Para jurnalis di Malang juga menilai bahwa remisi untuk Susrama, otak pembunuh jurnalis Radar Bali, Prabangsa, dari hukuman seumur hidup menjadi 20 tahun mencederai kebebasan pers meskipun kemudian dibatalkan setelah jurnalis dan organisasi pers ramai-ramai memprotes remisi tersebut.
Selain itu, Undang-undang Informasi dan Transaksi Elektronik (UU ITE) turut mengancam kebebasan pers di Indonesia. Berdasarkan laporan Southeast Asia Freedom of Expression Network (SAFEnet) selama 10 tahun terakhir sejak 2008-2018, sebanyak 245 laporan warga yang dijerat UU ITE, termasuk pemidanaan 14 jurnalis dan tujuh media.

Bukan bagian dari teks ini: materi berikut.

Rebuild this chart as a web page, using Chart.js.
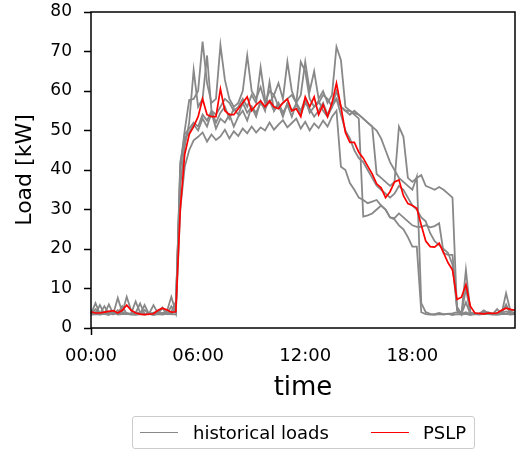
<!DOCTYPE html>
<html>
<head>
<meta charset="utf-8">
<script src="https://cdn.jsdelivr.net/npm/chart.js@4/dist/chart.umd.min.js"></script>
<style>
  body { margin: 0; background: #fff; }
  #wrap { position: relative; width: 516px; height: 450px; }
  #legend {
    position: absolute; left: 132px; top: 416px; width: 341px; height: 31px;
    border: 1.5px solid #cccccc; border-radius: 3px;
    font: 18px "DejaVu Sans"; color: #000;
  }
  #legend .swatch { position: absolute; top: 15px; width: 38px; height: 0; }
  #legend .txt { position: absolute; top: 0; line-height: 31px; }
</style>
</head>
<body>
<div id="wrap">
  <canvas id="load-chart" width="516" height="450"></canvas>
  <div id="legend">
    <span class="swatch" style="left:7px;border-top:1.5px solid #888888"></span>
    <span class="txt" style="left:60px">historical loads</span>
    <span class="swatch" style="left:238px;border-top:1.5px solid #ff0000"></span>
    <span class="txt" style="left:290px">PSLP</span>
  </div>
</div>
<script>
window.addEventListener("DOMContentLoaded", () => {

  // 15 minute slots over one day
  const slots = [];
  for (let i = 0; i < 96; i++) {
    const h = String(Math.floor(i / 4)).padStart(2, "0");
    const m = String((i % 4) * 15).padStart(2, "0");
    slots.push(h + ":" + m);
  }
  const tickLabels = ["00:00", "06:00", "12:00", "18:00"];

  // historical load days [kW]
  const load1 = [3.6, 6.3, 3.5, 3.8, 4.1, 3.6, 7.6, 4.0, 3.5, 3.7, 6.7, 3.9, 3.5, 3.6, 5.8, 3.7, 3.8, 4.2, 7.9, 4.0,
    41, 50, 57.7, 58, 60, 72.5, 62, 57, 58, 71.6, 62.8, 58, 56, 57, 60, 69, 60, 58, 61, 57,
    60, 59, 62, 58, 67.4, 60, 57, 59, 67.4, 60, 65, 58, 60, 57, 59, 71.2,
    67.8, 56, 55, 54.4, 54, 53, 52, 51, 50, 48, 45, 42, 40, 38, 37, 36, 35, 38.3,
    6.3, 4.0, 3.6, 3.5, 3.8, 3.5, 3.6, 3.7, 4.0, 3.6, 10, 3.8, 3.5, 3.6, 4.2, 3.8, 3.5, 3.7, 4.0, 5.5, 3.8, 3.6];
  const load2 = [4.5, 3.6, 5.8, 3.5, 3.9, 4.2, 3.6, 3.8, 7.9, 4.4, 3.7, 3.6, 5.8, 3.5, 3.9, 4.0, 5.2, 3.6, 4.1, 6.7,
    36, 46, 52, 65.3, 56, 58, 69, 55, 54, 56, 58, 57, 55, 56, 58, 56, 59, 57, 66, 58,
    57, 59, 56, 57, 58, 59, 57, 67.4, 65, 58, 56, 57, 59, 58, 56, 60,
    56, 55, 55, 54, 53, 28.2, 28.5, 29, 30, 31, 30, 28, 27.8, 29, 28, 27, 26, 25.6,
    25.6, 26, 25.5, 25.8, 26.5, 19, 18.5, 18.5, 5.4, 3.5, 14.7, 4.0, 3.5, 3.6, 3.9, 3.5, 3.6, 3.8, 3.7, 8.8, 4.2, 4.5];
  const load3 = [3.3, 3.5, 3.4, 3.6, 3.3, 4.2, 3.4, 3.5, 3.6, 3.4, 3.3, 3.5, 3.4, 3.6, 3.3, 3.5, 3.4, 3.6, 3.5, 3.4,
    30, 40.8, 45, 47.5, 48.4, 49.5, 47.2, 49, 47.6, 48.5, 50.2, 48, 49.8, 48.6, 50.5, 49.3, 51, 49.5, 50.8, 50,
    52, 50.2, 51.5, 52.6, 50.8, 51.9, 53, 50.5, 52.2, 50, 51.8, 50.6, 52.5, 51, 53.5, 55,
    40.8, 40, 36.7, 35, 33, 32.4, 31.6, 32, 32.4, 31, 30, 28, 27.5, 26, 25, 23, 20.6, 20.6,
    4.0, 3.5, 3.4, 3.3, 3.5, 3.4, 3.6, 3.3, 3.5, 3.4, 3.6, 3.3, 3.5, 3.4, 3.6, 3.5, 3.4, 3.3, 3.5, 3.6, 3.4, 3.5];
  const load4 = [3.8, 4.0, 3.6, 5.5, 3.7, 3.5, 4.5, 3.6, 3.8, 3.5, 4.0, 3.7, 4.6, 3.5, 3.8, 3.6, 5.0, 3.7, 3.5, 4.5,
    40, 49, 50.5, 52, 51, 54, 52.5, 55, 52, 54.5, 56, 53, 55.5, 54, 57, 54.5, 56, 53.5, 57.5, 55,
    62.3, 55, 57, 54.5, 56.5, 53.5, 57, 55, 58, 54.5, 56, 57.5, 55, 53.5, 56, 58,
    56, 55, 54, 55, 54, 53, 52, 51, 39, 38, 37, 36, 37, 51, 48.4, 38, 37, 38,
    38.7, 36, 35.5, 35, 35.7, 35, 34, 33, 4.5, 3.6, 6.5, 3.5, 3.7, 3.6, 4.5, 3.8, 3.5, 4.8, 3.6, 6.0, 3.5, 3.8];
  const load5 = [3.4, 4.8, 3.5, 3.6, 6.0, 3.5, 3.7, 5.5, 3.6, 3.5, 3.8, 6.2, 3.6, 3.5, 3.7, 3.6, 3.8, 3.5, 5.5, 3.7,
    42, 48, 49.5, 51.5, 50, 53, 51, 54.5, 50.5, 53, 52, 54, 51, 53.5, 55, 52.5, 56, 54.5, 57, 55.5,
    57.5, 55, 56.5, 53.5, 57, 55, 56.5, 54, 57, 55.5, 53.5, 55, 57, 54, 56.5, 58,
    54, 50, 48, 45, 43, 42, 40, 38, 36, 35, 34, 33, 34, 36, 35, 33, 31, 30,
    28, 27, 24, 22, 21, 20, 19, 16, 5.0, 3.6, 4.0, 3.5, 3.7, 3.6, 3.5, 4.0, 3.6, 3.5, 3.8, 4.2, 3.7, 3.9];

  // standard load profile
  const pslp = [4.1, 3.8, 3.8, 4.0, 4.2, 4.4, 3.8, 4.5, 5.8, 4.5, 3.8, 3.5, 3.4, 3.5, 3.6, 4.5, 5.0, 4.6, 4.0, 4.1,
    30, 44, 49, 51, 53.5, 58, 54, 53.5, 53.5, 60.5, 55, 54, 54, 55.5, 57, 58.5, 55, 56.5, 57.5, 56,
    57.5, 56, 55.5, 57, 58, 55, 55.5, 53.5, 58.5, 56, 58.5, 54, 56.5, 53.5, 57, 62,
    56, 49.5, 47, 47, 44.5, 43, 41, 39, 36.5, 35.5, 33, 34.5, 37, 37.5, 33.5, 31.5, 31, 30.3,
    26, 22, 20.6, 20.5, 21.5, 19, 16.5, 14.7, 7.2, 7.8, 11, 5.5, 3.8, 3.7, 3.6, 3.8, 3.7, 3.8, 4.5, 5, 4.7, 4.5];

  const history = [load1, load2, load3, load4, load5];

  Chart.defaults.font.family = "DejaVu Sans";
  Chart.defaults.color = "#000";

  // box round the plot area, like axes spines
  const frame = {
    id: "frame",
    afterDatasetsDraw(chart) {
      const { ctx, chartArea: a } = chart;
      ctx.save();
      ctx.strokeStyle = "#000";
      ctx.lineWidth = 1.5;
      ctx.strokeRect(a.left, a.top, a.right - a.left, a.bottom - a.top);
      ctx.restore();
    }
  };

  const datasets = history.map(d => ({
    label: "historical loads",
    data: d,
    borderColor: "#888888",
    borderWidth: 1.8,
    pointRadius: 0,
    order: 1
  }));
  datasets.push({
    label: "PSLP",
    data: pslp,
    borderColor: "#ff0000",
    borderWidth: 1.7,
    pointRadius: 0,
    order: 0
  });

  const ticksAt = ctx => (ctx.index % 24 === 0 ? "#000" : "rgba(0,0,0,0)");

  new Chart(document.getElementById("load-chart"), {
    type: "line",
    data: { labels: slots, datasets },
    plugins: [frame],
    options: {
      responsive: false,
      animation: false,
      elements: { line: { tension: 0 } },
      layout: { padding: { top: 12, right: 1, bottom: 46, left: 0 } },
      plugins: { legend: { display: false }, tooltip: { enabled: false } },
      scales: {
        x: {
          type: "category",
          border: { display: false },
          grid: { drawOnChartArea: false, tickLength: 7, tickWidth: 1.5, tickColor: ticksAt },
          ticks: {
            autoSkip: false,
            maxRotation: 0,
            padding: 11,
            font: { size: 18 },
            callback: (v, i) => (i % 24 === 0 ? tickLabels[i / 24] : null)
          },
          title: { display: true, text: "time", font: { size: 26 }, padding: { top: 0, bottom: 0 } },
          afterFit: s => { s.height = 76; s.paddingLeft = 0; s.paddingRight = 0; }
        },
        y: {
          min: 0,
          max: 80,
          border: { display: false },
          grid: { drawOnChartArea: false, tickLength: 7, tickWidth: 1.5, tickColor: "#000" },
          ticks: { stepSize: 10, padding: 12, font: { size: 17 } },
          title: { display: true, text: "Load [kW]", font: { size: 22 }, padding: { top: 12, bottom: 0 } },
          afterFit: s => { s.width = 91; s.paddingTop = 0; s.paddingBottom = 0; }
        }
      }
    }
  });

});
</script>
</body>
</html>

Sejauh ini, menurut mereka, juga masih ada pembiaran kasus jurnalis yang terbunuh karena berita. Beberapa korban antara lain Fuad Muhammad Syarifuddin alias Udin, jurnalis harian Bernas Yogyakarta; Naimullah, jurnalis Sinar Pagi; Agus Mulyawan, jurnalis Asia Press; Kameramen TVRI, Muhammad Jamaluddin; dan Ersa Siregar, jurnalis RCTI.
Atas kondisi kemerdekaan pers di Indonesia, jurnalis Malang Raya menyerukan kepada jurnalis untuk mematuhi kode etik dan memegang teguh UU Pers dalam melaksanakan kerja jurnalistik.
Mereka juga meminta semua pihak untuk menggunakan mekanisme yang diatur UU Pers dalam menyelesaikan sengketa pemberitaan. Dan hentikan impunitas, usut dan ungkap kembali kasus jurnalis yang terbunuh karena berita.
Sementara itu, Ugik Endarto dari Perhimpunan Pers Mahasiswa Indonesia Kota Malang, mengatakan, kebebasan pers di lingkup kampus juga masih isapan jempol. Di Malang sendiri kasus-kasus yang menimpa kebebasan pers masih sering terjadi.
”Kampus yang menjadi mimbar akademik dan tempat menjunjung tinggi kebebasan justru terbelenggu. Pers mahasiswa masih sering terintimidasi. Penyensoran timpa pers mahasiswa dan menjadikan pers mahasiswa hanya menjadi humas kampus,” ucapnya.